MEMPHIS, Tennessee —
Every day, thousands of healthcare workers in the Mid-South are putting their lives on the line, treating those patients diagnosed with coronavirus.
A total of 31 patients who have coronavirus have been admitted to Baptist Memorial Hospital-Memphis since the start of this pandemic. Heidi Higginbotham works in the cardiovascular intensive care unit there and has treated patients with the virus.
“I would be lying if I said that I didn’t get nervous and I think that’s true of all of us because this is such a threat that we are unfamiliar with,” Higginbotham said.
She writes a Bible scripture on her arm before every shift at Baptist Memorial Hospital-Memphis to remind her, this mission is bigger than herself.
“I want to be well equipped by God to do my job and do it well, because there’s a lot of the unknown out there,” Higginbotham explained.
For the past month, she has been working additional hours in the cardiovascular ICU.
“We have seen people go from relatively healthy to decompensating as we call it, dying, we have seen people not have good outcomes,” Higginbotham said.

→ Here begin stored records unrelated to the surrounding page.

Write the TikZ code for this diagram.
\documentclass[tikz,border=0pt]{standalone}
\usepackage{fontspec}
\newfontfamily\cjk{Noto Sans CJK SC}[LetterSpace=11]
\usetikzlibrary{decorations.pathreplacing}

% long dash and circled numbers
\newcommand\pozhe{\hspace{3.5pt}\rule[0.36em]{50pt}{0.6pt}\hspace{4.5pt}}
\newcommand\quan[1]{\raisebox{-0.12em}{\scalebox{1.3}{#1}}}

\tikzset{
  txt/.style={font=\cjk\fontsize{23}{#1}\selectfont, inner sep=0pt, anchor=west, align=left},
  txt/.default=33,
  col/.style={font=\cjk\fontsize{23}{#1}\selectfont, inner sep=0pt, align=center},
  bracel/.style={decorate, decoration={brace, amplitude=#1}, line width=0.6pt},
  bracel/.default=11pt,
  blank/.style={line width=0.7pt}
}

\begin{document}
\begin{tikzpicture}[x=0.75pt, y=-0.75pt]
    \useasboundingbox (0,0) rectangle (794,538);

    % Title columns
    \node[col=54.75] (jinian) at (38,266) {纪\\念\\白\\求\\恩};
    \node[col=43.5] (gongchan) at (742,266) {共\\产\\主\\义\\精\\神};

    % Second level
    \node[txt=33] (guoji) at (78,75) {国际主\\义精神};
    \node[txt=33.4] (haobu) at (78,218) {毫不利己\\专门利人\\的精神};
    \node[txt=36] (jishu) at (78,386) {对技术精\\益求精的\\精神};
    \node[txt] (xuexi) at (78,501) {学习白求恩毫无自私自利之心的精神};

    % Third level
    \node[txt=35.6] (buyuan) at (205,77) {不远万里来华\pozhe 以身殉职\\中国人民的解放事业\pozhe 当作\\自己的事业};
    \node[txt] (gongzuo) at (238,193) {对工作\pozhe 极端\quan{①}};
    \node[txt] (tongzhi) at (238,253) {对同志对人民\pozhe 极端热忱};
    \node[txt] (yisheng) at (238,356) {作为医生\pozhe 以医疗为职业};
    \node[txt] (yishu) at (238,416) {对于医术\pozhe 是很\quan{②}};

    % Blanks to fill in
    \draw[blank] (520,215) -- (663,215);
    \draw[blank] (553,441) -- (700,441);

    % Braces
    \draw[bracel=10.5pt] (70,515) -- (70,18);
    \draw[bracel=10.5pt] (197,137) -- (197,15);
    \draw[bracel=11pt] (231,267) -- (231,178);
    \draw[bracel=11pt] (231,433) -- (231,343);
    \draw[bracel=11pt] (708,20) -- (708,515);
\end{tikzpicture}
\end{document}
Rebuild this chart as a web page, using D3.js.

Her unit was outfitted to take care of some high risk COVID-19 patients. Many of the rooms in her unit were transformed to negative pressure rooms.
“When you open the door, you don’t get that big burst of air out towards you. It kind of pulls the air back in which prevents the spread of airborne illnesses,” Higginbotham explained.
And it also allows doctors to perform surgeries in those rooms. Higginbotham says it has been a trying time, but it has brought her unit closer.
“It’s been amazing to see all of my coworkers come together to become even better clinicians,” she said. “We are going to carry a lot of these lessons into our practice after the curve has flattened so to speak.”
A spokesperson for Baptist Memorial Hospital says the mandatory overtime for nurses ended two weeks ago.